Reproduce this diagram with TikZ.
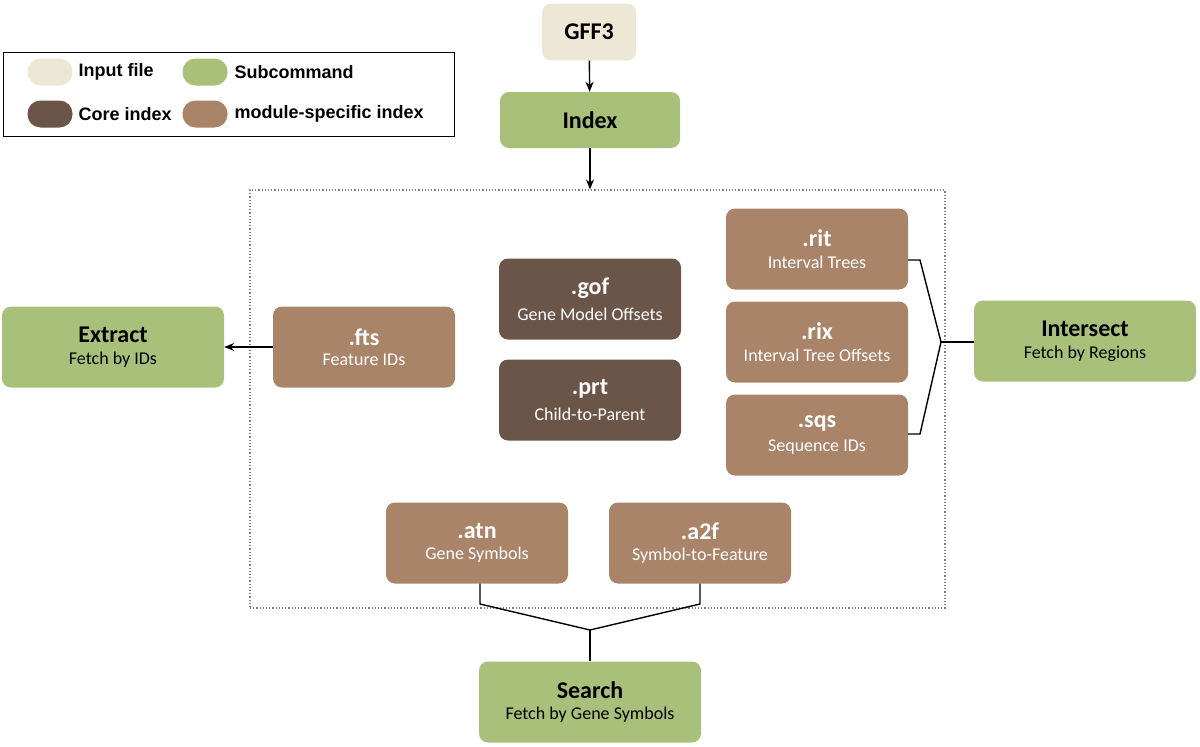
\documentclass[tikz,border=0pt]{standalone}
\usepackage{fontspec}
\setmainfont{Carlito}
\newfontfamily\legfont{Liberation Sans}
\usetikzlibrary{arrows.meta}
\definecolor{cin}{HTML}{EDE8D6}
\definecolor{csub}{HTML}{A9C07A}
\definecolor{ccore}{HTML}{6B5448}
\definecolor{cmod}{HTML}{A98468}
\begin{document}
\begin{tikzpicture}[x=1pt,y=-1pt,
  box/.style={rounded corners=9pt,minimum width=182pt,minimum height=81pt,align=center,inner sep=0pt},
  sub/.style={box,fill=csub,minimum width=222pt,text=black},
  mod/.style={box,fill=cmod,text=white},
  core/.style={box,fill=ccore,text=white},
  pill/.style={rounded corners=13pt,minimum width=45pt,minimum height=27pt,inner sep=0pt},
  leg/.style={anchor=west,font=\legfont\bfseries\fontsize{18}{21}\selectfont},
  conn/.style={line width=1.4pt},
  arr/.style={conn,-{Stealth[length=10pt,width=8pt]}}]
\useasboundingbox (0,0) rectangle (1200,747);
\newcommand{\bt}[2]{{\fontsize{24}{28}\selectfont\bfseries #1}\\[8pt]{\fontsize{18}{22}\selectfont #2}}
% legend
\node[draw,line width=1pt,minimum width=451pt,minimum height=84pt,inner sep=0pt] (legend) at (228.5,94) {};
\node[pill,fill=cin] (l1) at (50,72) {};
\node[leg] (t1) at (75,72) {Input file};
\node[pill,fill=csub] (l2) at (205,72) {};
\node[leg] (t2) at (231,72) {Subcommand};
\node[pill,fill=ccore] (l3) at (50,114) {};
\node[leg] (t3) at (75,114) {Core index};
\node[pill,fill=cmod] (l4) at (205,114) {};
\node[leg] (t4) at (231,114) {module-specific index};
% dotted region
\node[draw=gray,dotted,line width=1.2pt,minimum width=695pt,minimum height=418pt,inner sep=0pt] (region) at (597.5,399) {};
% nodes
\node[box,fill=cin,minimum width=94pt,minimum height=57pt] (gff) at (589,32) {\fontsize{24}{28}\selectfont\bfseries GFF3};
\node[box,fill=csub,minimum width=180pt,minimum height=56pt] (index) at (590,120) {\fontsize{24}{28}\selectfont\bfseries Index};
\node[sub] (extract) at (113,347) {\bt{Extract}{Fetch by IDs}};
\node[mod] (fts) at (364,347) {\bt{.fts}{Feature IDs}};
\node[core] (gof) at (590,299) {\bt{.gof}{Gene Model Offsets}};
\node[core] (prt) at (590,400) {\bt{.prt}{Child-to-Parent}};
\node[mod] (rit) at (817,249) {\bt{.rit}{Interval Trees}};
\node[mod] (rix) at (817,342) {\bt{.rix}{Interval Tree Offsets}};
\node[mod] (sqs) at (817,435) {\bt{.sqs}{Sequence IDs}};
\node[sub] (intersect) at (1085,341) {\bt{Intersect}{Fetch by Regions}};
\node[mod] (atn) at (477,543) {\bt{.atn}{Gene Symbols}};
\node[mod] (a2f) at (700,543) {\bt{.a2f}{Symbol-to-Feature}};
\node[sub] (search) at (590,702) {\bt{Search}{Fetch by Gene Symbols}};
% connectors
\coordinate (rj) at (941,342);
\coordinate (bj) at (590,630);
\draw[arr] (gff) -- (index);
\draw[arr] (index) -- (region.north -| index);
\draw[arr] (fts) -- (extract);
\draw[conn] (rit.east |- 0,260) -- (920,260) -- (rj) -- (920,434) -- (sqs.east |- 0,434);
\draw[conn] (rj) -- (intersect.west |- rj);
\draw[conn] (atn.south -| 480,0) -- (480,604) -- (bj) -- (700,604) -- (a2f.south -| 700,0);
\draw[conn] (bj) -- (search);
\end{tikzpicture}
\end{document}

### TASK DESCRIPTION
Write out the material above once more, exactly as it reads, with no pictures.

### WRITTEN ANSWER
Reproduce this diagram with TikZ.
\documentclass[tikz,border=0pt]{standalone}
\usepackage{fontspec}
\setmainfont{Carlito}
\newfontfamily\legfont{Liberation Sans}
\usetikzlibrary{arrows.meta}
\definecolor{cin}{HTML}{EDE8D6}
\definecolor{csub}{HTML}{A9C07A}
\definecolor{ccore}{HTML}{6B5448}
\definecolor{cmod}{HTML}{A98468}
\begin{document}
\begin{tikzpicture}[x=1pt,y=-1pt,
  box/.style={rounded corners=9pt,minimum width=182pt,minimum height=81pt,align=center,inner sep=0pt},
  sub/.style={box,fill=csub,minimum width=222pt,text=black},
  mod/.style={box,fill=cmod,text=white},
  core/.style={box,fill=ccore,text=white},
  pill/.style={rounded corners=13pt,minimum width=45pt,minimum height=27pt,inner sep=0pt},
  leg/.style={anchor=west,font=\legfont\bfseries\fontsize{18}{21}\selectfont},
  conn/.style={line width=1.4pt},
  arr/.style={conn,-{Stealth[length=10pt,width=8pt]}}]
\useasboundingbox (0,0) rectangle (1200,747);
\newcommand{\bt}[2]{{\fontsize{24}{28}\selectfont\bfseries #1}\\[8pt]{\fontsize{18}{22}\selectfont #2}}
% legend
\node[draw,line width=1pt,minimum width=451pt,minimum height=84pt,inner sep=0pt] (legend) at (228.5,94) {};
\node[pill,fill=cin] (l1) at (50,72) {};
\node[leg] (t1) at (75,72) {Input file};
\node[pill,fill=csub] (l2) at (205,72) {};
\node[leg] (t2) at (231,72) {Subcommand};
\node[pill,fill=ccore] (l3) at (50,114) {};
\node[leg] (t3) at (75,114) {Core index};
\node[pill,fill=cmod] (l4) at (205,114) {};
\node[leg] (t4) at (231,114) {module-specific index};
% dotted region
\node[draw=gray,dotted,line width=1.2pt,minimum width=695pt,minimum height=418pt,inner sep=0pt] (region) at (597.5,399) {};
% nodes
\node[box,fill=cin,minimum width=94pt,minimum height=57pt] (gff) at (589,32) {\fontsize{24}{28}\selectfont\bfseries GFF3};
\node[box,fill=csub,minimum width=180pt,minimum height=56pt] (index) at (590,120) {\fontsize{24}{28}\selectfont\bfseries Index};
\node[sub] (extract) at (113,347) {\bt{Extract}{Fetch by IDs}};
\node[mod] (fts) at (364,347) {\bt{.fts}{Feature IDs}};
\node[core] (gof) at (590,299) {\bt{.gof}{Gene Model Offsets}};
\node[core] (prt) at (590,400) {\bt{.prt}{Child-to-Parent}};
\node[mod] (rit) at (817,249) {\bt{.rit}{Interval Trees}};
\node[mod] (rix) at (817,342) {\bt{.rix}{Interval Tree Offsets}};
\node[mod] (sqs) at (817,435) {\bt{.sqs}{Sequence IDs}};
\node[sub] (intersect) at (1085,341) {\bt{Intersect}{Fetch by Regions}};
\node[mod] (atn) at (477,543) {\bt{.atn}{Gene Symbols}};
\node[mod] (a2f) at (700,543) {\bt{.a2f}{Symbol-to-Feature}};
\node[sub] (search) at (590,702) {\bt{Search}{Fetch by Gene Symbols}};
% connectors
\coordinate (rj) at (941,342);
\coordinate (bj) at (590,630);
\draw[arr] (gff) -- (index);
\draw[arr] (index) -- (region.north -| index);
\draw[arr] (fts) -- (extract);
\draw[conn] (rit.east |- 0,260) -- (920,260) -- (rj) -- (920,434) -- (sqs.east |- 0,434);
\draw[conn] (rj) -- (intersect.west |- rj);
\draw[conn] (atn.south -| 480,0) -- (480,604) -- (bj) -- (700,604) -- (a2f.south -| 700,0);
\draw[conn] (bj) -- (search);
\end{tikzpicture}
\end{document}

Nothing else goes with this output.